- [GIVEN ENTRIES]
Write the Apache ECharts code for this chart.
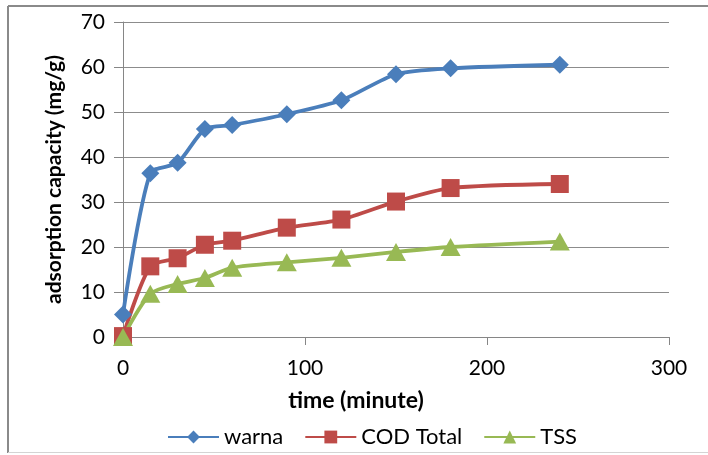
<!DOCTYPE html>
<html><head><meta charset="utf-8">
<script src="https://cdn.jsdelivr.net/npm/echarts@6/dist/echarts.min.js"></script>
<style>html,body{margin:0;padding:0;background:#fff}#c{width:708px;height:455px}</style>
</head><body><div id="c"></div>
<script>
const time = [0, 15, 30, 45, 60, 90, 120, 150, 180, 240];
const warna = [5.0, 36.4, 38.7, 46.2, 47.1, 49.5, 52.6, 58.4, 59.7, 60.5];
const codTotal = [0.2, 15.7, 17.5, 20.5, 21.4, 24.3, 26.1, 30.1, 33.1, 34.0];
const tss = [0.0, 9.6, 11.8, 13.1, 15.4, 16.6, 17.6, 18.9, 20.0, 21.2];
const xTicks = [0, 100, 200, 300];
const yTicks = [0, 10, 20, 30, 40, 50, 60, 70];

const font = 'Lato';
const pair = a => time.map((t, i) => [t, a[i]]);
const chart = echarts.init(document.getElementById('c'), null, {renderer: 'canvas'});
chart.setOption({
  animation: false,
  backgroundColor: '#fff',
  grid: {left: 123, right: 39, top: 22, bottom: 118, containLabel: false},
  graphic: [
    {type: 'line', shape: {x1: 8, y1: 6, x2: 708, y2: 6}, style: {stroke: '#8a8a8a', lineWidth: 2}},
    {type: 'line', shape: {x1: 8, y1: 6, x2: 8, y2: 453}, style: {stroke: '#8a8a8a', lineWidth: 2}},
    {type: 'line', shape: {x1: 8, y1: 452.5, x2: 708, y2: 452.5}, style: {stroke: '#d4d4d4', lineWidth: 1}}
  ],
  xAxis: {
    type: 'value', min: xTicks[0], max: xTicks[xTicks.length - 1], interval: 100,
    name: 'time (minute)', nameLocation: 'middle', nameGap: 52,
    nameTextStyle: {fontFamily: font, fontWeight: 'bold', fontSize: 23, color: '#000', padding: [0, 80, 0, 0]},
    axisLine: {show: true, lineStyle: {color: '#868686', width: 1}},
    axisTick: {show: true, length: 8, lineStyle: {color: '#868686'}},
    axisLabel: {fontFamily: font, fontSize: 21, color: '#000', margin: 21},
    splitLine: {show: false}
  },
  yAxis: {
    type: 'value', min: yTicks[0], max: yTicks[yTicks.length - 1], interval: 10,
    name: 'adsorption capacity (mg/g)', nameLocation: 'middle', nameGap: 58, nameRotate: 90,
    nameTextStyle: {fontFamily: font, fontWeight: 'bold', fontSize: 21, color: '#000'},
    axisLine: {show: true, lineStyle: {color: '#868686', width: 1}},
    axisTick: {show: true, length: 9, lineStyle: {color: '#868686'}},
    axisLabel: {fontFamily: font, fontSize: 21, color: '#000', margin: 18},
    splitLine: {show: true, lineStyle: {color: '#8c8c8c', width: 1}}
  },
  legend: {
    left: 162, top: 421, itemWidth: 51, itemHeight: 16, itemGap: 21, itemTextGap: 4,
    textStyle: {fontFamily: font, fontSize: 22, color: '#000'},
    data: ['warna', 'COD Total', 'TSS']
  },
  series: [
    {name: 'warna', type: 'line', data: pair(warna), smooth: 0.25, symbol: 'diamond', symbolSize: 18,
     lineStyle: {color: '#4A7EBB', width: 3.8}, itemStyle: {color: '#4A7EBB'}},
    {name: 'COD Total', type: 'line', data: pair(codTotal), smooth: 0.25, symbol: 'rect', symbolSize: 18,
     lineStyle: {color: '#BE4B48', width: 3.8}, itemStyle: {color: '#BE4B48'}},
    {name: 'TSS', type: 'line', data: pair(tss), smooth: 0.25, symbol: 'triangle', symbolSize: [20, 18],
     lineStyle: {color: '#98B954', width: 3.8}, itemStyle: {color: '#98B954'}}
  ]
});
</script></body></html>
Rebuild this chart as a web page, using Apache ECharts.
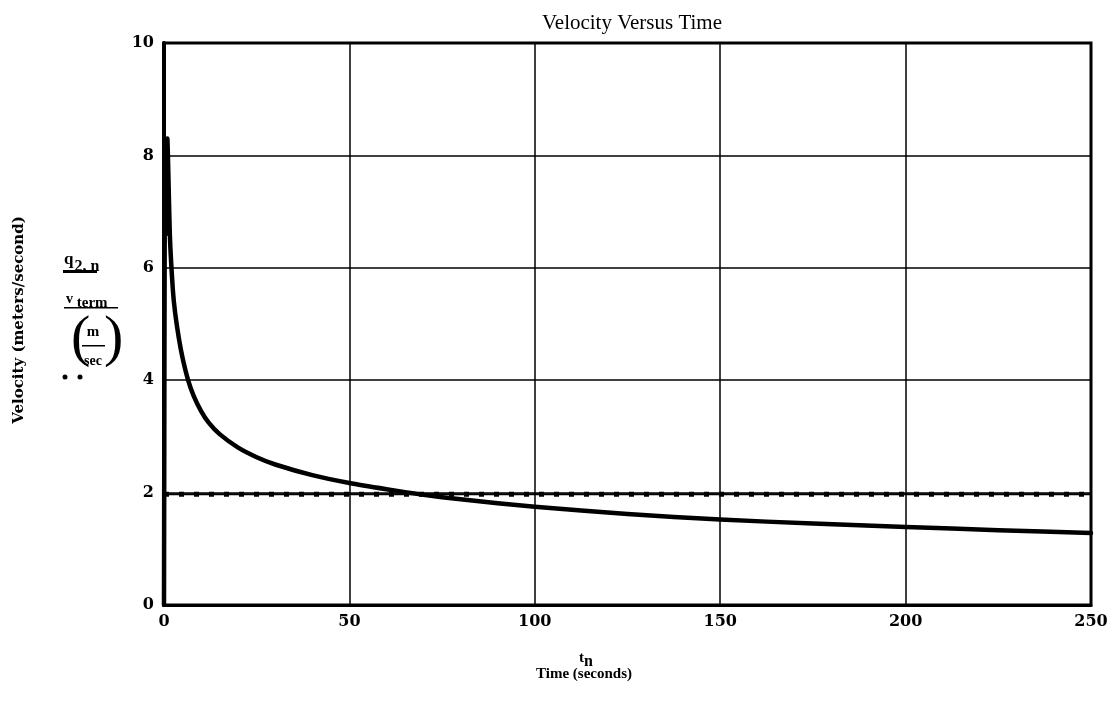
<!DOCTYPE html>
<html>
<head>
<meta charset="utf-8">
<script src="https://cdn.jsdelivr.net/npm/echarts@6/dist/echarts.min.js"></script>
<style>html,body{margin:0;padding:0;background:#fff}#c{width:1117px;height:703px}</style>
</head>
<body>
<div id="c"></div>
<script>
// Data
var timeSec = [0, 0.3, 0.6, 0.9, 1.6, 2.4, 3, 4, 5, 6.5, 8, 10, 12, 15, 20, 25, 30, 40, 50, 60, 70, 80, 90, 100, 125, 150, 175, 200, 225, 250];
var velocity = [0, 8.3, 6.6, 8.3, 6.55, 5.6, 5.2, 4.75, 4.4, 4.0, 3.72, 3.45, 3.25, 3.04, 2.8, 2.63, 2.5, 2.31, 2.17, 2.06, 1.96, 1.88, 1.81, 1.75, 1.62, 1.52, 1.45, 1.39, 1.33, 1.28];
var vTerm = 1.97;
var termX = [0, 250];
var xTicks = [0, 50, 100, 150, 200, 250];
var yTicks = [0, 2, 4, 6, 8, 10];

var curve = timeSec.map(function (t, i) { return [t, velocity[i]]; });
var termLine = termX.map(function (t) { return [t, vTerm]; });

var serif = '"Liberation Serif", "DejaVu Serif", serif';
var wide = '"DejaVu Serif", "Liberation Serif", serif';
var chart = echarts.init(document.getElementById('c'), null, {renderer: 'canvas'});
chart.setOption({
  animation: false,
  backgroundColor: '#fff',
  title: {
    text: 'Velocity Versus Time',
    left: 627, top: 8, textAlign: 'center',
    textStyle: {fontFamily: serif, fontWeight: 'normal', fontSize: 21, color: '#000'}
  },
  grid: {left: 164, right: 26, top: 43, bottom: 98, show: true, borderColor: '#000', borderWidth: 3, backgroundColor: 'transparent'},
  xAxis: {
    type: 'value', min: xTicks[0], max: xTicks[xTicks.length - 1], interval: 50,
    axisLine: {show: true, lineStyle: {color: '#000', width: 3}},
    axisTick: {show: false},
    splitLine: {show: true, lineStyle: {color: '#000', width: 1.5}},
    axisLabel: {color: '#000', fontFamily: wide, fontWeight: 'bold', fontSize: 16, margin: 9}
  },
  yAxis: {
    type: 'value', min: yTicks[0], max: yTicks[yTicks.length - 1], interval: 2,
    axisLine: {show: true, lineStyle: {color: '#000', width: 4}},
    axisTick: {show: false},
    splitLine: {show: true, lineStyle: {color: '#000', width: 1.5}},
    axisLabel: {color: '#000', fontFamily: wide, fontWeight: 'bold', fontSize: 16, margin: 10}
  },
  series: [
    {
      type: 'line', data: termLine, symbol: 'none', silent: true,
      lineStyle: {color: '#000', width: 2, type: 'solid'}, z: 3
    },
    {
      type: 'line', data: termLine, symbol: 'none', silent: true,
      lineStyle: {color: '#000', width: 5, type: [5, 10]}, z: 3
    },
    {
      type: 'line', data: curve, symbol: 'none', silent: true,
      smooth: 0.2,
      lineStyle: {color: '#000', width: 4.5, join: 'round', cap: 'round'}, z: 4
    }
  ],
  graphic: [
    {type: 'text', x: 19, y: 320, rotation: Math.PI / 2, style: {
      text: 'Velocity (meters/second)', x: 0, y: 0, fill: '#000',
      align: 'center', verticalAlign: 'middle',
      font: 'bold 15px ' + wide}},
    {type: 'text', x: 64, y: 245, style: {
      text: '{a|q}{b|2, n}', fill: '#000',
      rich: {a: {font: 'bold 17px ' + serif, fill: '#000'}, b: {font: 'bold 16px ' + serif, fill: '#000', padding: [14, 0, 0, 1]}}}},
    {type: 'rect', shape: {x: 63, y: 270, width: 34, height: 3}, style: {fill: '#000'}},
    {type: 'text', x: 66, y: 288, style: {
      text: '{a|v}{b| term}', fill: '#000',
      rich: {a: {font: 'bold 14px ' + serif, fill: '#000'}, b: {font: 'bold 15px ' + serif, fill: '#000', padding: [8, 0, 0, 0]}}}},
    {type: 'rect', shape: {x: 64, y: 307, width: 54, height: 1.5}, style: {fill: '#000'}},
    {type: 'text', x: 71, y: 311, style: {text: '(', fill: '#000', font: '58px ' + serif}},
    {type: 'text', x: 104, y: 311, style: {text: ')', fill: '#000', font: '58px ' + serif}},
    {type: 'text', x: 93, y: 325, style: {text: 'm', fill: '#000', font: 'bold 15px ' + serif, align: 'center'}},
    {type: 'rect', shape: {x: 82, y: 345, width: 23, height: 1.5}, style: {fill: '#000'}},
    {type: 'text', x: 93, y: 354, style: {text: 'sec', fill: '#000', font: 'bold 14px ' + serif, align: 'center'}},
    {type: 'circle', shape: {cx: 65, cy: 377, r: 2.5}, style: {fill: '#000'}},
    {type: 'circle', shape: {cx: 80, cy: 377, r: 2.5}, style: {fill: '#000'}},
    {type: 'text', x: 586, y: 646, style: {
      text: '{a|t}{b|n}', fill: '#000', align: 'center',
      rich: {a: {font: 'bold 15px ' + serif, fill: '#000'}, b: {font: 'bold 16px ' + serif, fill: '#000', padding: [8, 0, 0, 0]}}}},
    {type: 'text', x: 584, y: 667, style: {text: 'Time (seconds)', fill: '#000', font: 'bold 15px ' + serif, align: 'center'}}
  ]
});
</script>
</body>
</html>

- [STATED TASK]
Keep to the stretch from the line containing "Rebuild this chart" through the line containing "var yTicks = [0, 2, 4, 6, 8, 10];", both ends included, and copy it exactly from the listing above, minus the pictures.

- [EXPECTED ANSWER]
Rebuild this chart as a web page, using Apache ECharts.
<!DOCTYPE html>
<html>
<head>
<meta charset="utf-8">
<script src="https://cdn.jsdelivr.net/npm/echarts@6/dist/echarts.min.js"></script>
<style>html,body{margin:0;padding:0;background:#fff}#c{width:1117px;height:703px}</style>
</head>
<body>
<div id="c"></div>
<script>
// Data
var timeSec = [0, 0.3, 0.6, 0.9, 1.6, 2.4, 3, 4, 5, 6.5, 8, 10, 12, 15, 20, 25, 30, 40, 50, 60, 70, 80, 90, 100, 125, 150, 175, 200, 225, 250];
var velocity = [0, 8.3, 6.6, 8.3, 6.55, 5.6, 5.2, 4.75, 4.4, 4.0, 3.72, 3.45, 3.25, 3.04, 2.8, 2.63, 2.5, 2.31, 2.17, 2.06, 1.96, 1.88, 1.81, 1.75, 1.62, 1.52, 1.45, 1.39, 1.33, 1.28];
var vTerm = 1.97;
var termX = [0, 250];
var xTicks = [0, 50, 100, 150, 200, 250];
var yTicks = [0, 2, 4, 6, 8, 10];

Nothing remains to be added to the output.